Sen. Ben Nelson's amendment to make the Senate health bill as bad as the House bill on abortion by pushing government limits on abortion into the business of private insurance companies has been tabled on a 54-45 vote. Judging frrom the instant Republican shrieks, Sen. Blanche Lincoln has stayed good to her word not to allow the Congress to further weaken abortion rights with this legislation.
One Republican candidate, Gilbert Baker, worked the words "life" or "pro-life" seven times into an 11-line statement claiming erroneously, that Lincoln essentially opened the door to taxpayer-financed abortions by voting to table this anti-woman, anti-choice amendment.
The question now is less about abortion and more about whether Nelson will follow through with his threat to filibuster the legislation if he didn't get his way on abortion.
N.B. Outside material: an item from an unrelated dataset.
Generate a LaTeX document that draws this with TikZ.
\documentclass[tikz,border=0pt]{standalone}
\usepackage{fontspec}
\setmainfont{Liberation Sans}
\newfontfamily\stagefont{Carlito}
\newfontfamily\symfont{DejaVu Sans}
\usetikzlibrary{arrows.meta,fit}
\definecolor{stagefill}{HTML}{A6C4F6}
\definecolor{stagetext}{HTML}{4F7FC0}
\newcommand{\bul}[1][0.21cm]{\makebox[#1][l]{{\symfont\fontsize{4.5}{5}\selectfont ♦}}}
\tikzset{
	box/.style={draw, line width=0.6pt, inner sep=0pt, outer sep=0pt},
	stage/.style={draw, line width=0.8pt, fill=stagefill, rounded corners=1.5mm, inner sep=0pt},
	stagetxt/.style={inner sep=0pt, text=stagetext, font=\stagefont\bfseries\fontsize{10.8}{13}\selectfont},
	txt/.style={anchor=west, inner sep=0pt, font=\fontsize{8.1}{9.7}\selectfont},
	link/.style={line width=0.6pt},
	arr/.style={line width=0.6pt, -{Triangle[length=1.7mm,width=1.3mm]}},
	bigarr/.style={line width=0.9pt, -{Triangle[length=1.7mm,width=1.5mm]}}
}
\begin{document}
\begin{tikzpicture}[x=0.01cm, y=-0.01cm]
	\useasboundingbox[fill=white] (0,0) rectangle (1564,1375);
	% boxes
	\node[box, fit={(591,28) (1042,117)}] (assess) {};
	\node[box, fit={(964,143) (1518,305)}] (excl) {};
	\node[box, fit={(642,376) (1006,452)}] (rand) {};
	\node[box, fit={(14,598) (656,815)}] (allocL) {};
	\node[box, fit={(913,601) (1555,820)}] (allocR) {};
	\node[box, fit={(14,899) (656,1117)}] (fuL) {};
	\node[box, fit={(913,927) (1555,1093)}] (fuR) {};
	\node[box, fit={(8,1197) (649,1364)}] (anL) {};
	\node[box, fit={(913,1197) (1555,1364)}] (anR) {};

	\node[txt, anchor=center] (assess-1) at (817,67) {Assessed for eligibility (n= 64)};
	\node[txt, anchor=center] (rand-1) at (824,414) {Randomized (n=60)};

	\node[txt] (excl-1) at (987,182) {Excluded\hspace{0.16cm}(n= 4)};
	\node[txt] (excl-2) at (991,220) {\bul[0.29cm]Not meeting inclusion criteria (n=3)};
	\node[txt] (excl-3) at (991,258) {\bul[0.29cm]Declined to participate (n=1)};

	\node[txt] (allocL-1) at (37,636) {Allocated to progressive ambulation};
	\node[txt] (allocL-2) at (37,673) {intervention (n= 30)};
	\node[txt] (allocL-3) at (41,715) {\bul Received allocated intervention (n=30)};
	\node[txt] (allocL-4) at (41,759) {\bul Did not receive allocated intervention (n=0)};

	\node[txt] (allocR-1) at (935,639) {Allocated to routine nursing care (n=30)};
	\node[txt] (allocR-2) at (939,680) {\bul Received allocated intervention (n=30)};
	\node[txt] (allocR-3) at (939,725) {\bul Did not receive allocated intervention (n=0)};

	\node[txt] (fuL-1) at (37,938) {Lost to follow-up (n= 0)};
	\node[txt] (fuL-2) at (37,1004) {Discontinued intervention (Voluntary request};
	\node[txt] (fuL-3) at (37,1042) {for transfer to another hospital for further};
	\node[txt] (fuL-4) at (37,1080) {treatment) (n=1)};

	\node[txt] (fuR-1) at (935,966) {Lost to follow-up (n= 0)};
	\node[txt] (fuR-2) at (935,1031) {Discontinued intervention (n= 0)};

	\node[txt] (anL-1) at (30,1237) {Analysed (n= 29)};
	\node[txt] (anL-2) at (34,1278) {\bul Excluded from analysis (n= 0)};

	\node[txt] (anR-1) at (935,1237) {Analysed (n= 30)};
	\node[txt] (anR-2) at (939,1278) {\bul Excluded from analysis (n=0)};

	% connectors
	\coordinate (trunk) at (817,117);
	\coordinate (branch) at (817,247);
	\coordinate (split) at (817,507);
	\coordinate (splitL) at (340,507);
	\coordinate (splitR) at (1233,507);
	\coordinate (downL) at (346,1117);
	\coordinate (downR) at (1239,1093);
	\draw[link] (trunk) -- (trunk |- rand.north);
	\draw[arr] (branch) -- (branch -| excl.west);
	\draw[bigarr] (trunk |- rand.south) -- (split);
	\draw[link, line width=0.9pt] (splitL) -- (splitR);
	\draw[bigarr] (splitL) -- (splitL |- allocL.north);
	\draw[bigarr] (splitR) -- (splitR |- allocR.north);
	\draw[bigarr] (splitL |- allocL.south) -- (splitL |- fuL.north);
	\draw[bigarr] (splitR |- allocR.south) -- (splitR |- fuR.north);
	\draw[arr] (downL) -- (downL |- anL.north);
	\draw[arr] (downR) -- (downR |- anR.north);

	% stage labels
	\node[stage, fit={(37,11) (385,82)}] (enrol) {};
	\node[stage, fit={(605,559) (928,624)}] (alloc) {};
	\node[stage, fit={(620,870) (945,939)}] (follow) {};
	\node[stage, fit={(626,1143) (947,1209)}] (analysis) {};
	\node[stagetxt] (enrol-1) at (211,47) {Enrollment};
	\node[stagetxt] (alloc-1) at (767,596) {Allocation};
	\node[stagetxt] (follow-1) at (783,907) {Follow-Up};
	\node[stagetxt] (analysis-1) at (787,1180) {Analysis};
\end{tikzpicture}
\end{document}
NOTE: Mark Pryor voted, as he often does, to further limit women's access to abortions.
UPDATE: Lincoln's statement on jump.
Washington – U.S. Senator Blanche Lincoln (D-Ark.) today made the following statement regarding her vote on the Nelson amendment. The Senate Finance Committee bill that Sen. Lincoln helped draft – as well as H.R. 3590 that is currently being debated on the Senate floor – both went to great lengths to ensure that pending health insurance reform legislation adheres to current law, which prohibits federal funds from being used for abortion except in the cases of rape, incest and when the life of the mother is at risk. The Nelson amendment goes beyond current law to impose significant new restrictions on abortion.
“I support common sense health insurance reform that would improve women’s access to prenatal care and healthy childbearing services and believe it is important to prevent unintended pregnancies through education, personal responsibility, and contraception services,” Lincoln said.
“Unfortunately, the Nelson amendment would impose significant new restrictions by banning private health insurance companies that wish to sell their policies through health insurance exchanges from covering abortion, as they do today, even when that coverage could only be financed through private premium dollars.
“I supported the Finance Committee health plan, which went to great lengths to preserve, not expand or limit, existing law that prohibits federal funding for abortion with exceptions for victims of rape and incest and when the life of the mother is at risk.”